Today was instantaneous. I think I got lucky by going to the Ne1+ first, before trying the also enticing bishop diagonal. When the Ne1+ move proved to be devastating to white, I figured that must be it. It was!
|Aug-19-08|| ||Once: <mworld> You might be thinking of Averbakh as reported in Yasser Seirawan's Winning Chess - Tactics. Seirawan said: "Averbakh considers that almost all combinations are based in some way on a double attack."|
He then gives this quote from Averbakh: "If we regard the term "double attack" in a broader sense than has been done up to now by theoreticians, namely not merely as a two pronged attacked but as a combination of attacks and threats, we notice that the double attack in one form or another is the basis of most tactical operations."
But I don't think that we can say that all combinations are based on a double attack. Take this hackneyed example:
click for larger view
It's mate in 5, but as black doesn't have a single choice in tbe sequence I would argue that there is no double attack.
1. Rh8+ Kxh8 2. Rh1+ Kg8 3. Rh8+ Kxh8 4. Qh1+ Kg8 5. Qh7#
|Aug-19-08|| ||Salaskan: Sheesh, this one's really easy, but I stopped thinking after I saw 22...Bxh3+ 23. Kh1 (23. Kxh3?? Qh4 24. Kg2 Qh2#), not seeing that 23...Qh4?? would simply be met by 24.gxh4. Like simsan, maybe it's due to sleep deprivation, I slept 3 hours this night. I was also thinking about 22...Nh4+ to open the g-file for the queen and rook, but white can hold in that line.|
|Aug-19-08|| ||TheaN: 2/2
Hm, took a while to throw Bxh3† and the likes away, seeing the winning fork. I don't think it's necessary to see as far as I'm going, but it's not too hard.
<22....Ne1†> nice, not great. 22.b4?? is just careless by White, and Black says thanks in return. Black forks Queen and King, and not capturing is an immediate by Nxc2, so I leave it out.

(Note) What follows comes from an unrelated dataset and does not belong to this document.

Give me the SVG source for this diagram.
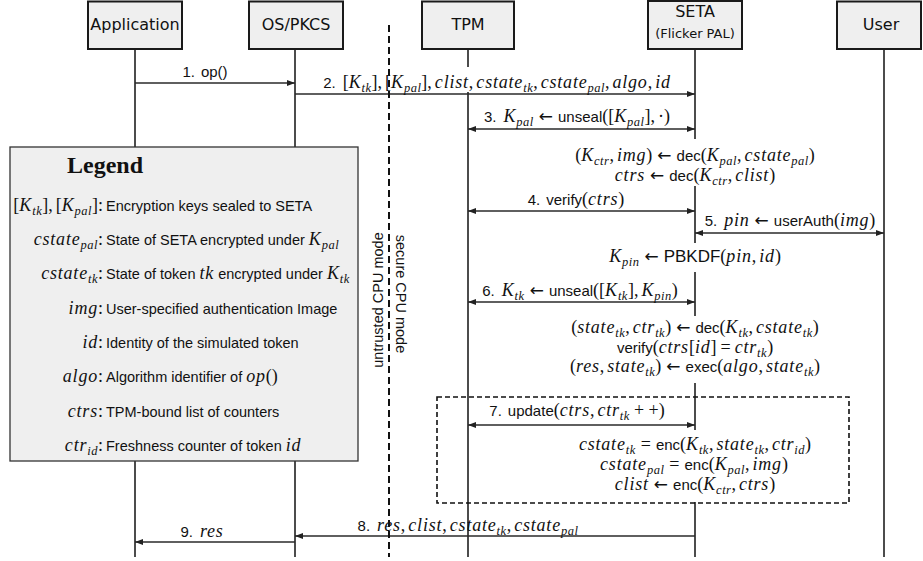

<23.Rxe1 Qxf2†> the idea is actually removing the guard, the guard of the square Black wants to control with any cost. In this case, it looks like it's costing a Knight, but the immediate strength of this control is shown to see it actually wins AT LEAST the exchange.
<24.Kh1 Qxe1†> I guess this is the end of the Tuesday puzzle on its own, because Black has won either QvsN or RvsN with forcing moves only. However, for anyone who is looking further, the combination is not dead, actually. With four legal replies, White seems to have plenty, but it all ends quick.
<25.Kg2 Rf2‡ 0-1>
<25.Nf1> both interposions are quite identical, but I'll list both anyway as there are some differences.
<26.Kg2 Rf2‡ 0-1>
<26.Kh2 Rh1† 27.Kg2 Bxh3‡ 0-1>
<26.Bxf1 Qxf1† 27.Kh2 Qxh3† 28.Kg1 Bd4†
29.Be3 Bxe3† 30.Qf2 Qxg3† 31.Kh1 Bxf2 32.Rb3 (Rg1 Qh3‡) Qg1‡ 0-1
29.Qf2 Qxg3† 30.Kh1 Bxf2 31.Bf4 (Rb3 Qg1‡) Qf3† 32.Kh2 Qh3‡ 0-1>
"optimal" play by White for either 29.Be3 or 29.Qf2 results in -#5 after 26....Qxf1†.
<25.Bf1 Rxf1†> familliar...
<26.Kh2 Rh1† 27.Kg2 Bxh3‡ 0-1>
<26.Kg2 Rg1† 27.Kh2 Rh1† 28.Kg2 Bxh3‡ 0-1>
<26.Nxf1 Qxf1† see variation BC 0-1>
<26.Kh2> just not interposing anything is White's best bet (if done the right way, not with Kg2), as it does not allow the Rook in on f1 with tempo, leading to the deadly mates stated above.
<26....Rf2† 27.Ng2 Bxh3!> but nonetheless, Black prevails by developing his final piece, and ending the game pretty forced.
<28.Bf4 (Kxh3 Qh1‡) Rxg2† 29.Kxh3 Qf2 30.Rh1 Qxe2 > John seems to have a more gaining variation for Black, but I believe it this far. Quite a lot, actually. Good luck deceiphering, but Black wins at least two pieces.
|Aug-20-08|| ||Kasputin: Material is even.
Candidates: ...Nd4 ...Bxh3 ...Ne1+
23. Rxe1 (or else white loses the queen) ...Qxf2+
24. Kh1 Qxe1+
25. Kh2 (if Kg2 ...Rf2#) ...Rf2+
26. Ng2 and then black can capture the e2 bishop with either the rook or the queen (the queen if black wants to simplify things and force a trade of queens). Up a rook and a pawn black has an easy win and threatens things like ...Bxh3 as well.
It took me a little while to see ...Ne1+ (not too long but not immediately either). For some reason it didn't exactly jump out at me, but, once I considered it, there really wasn't anything else.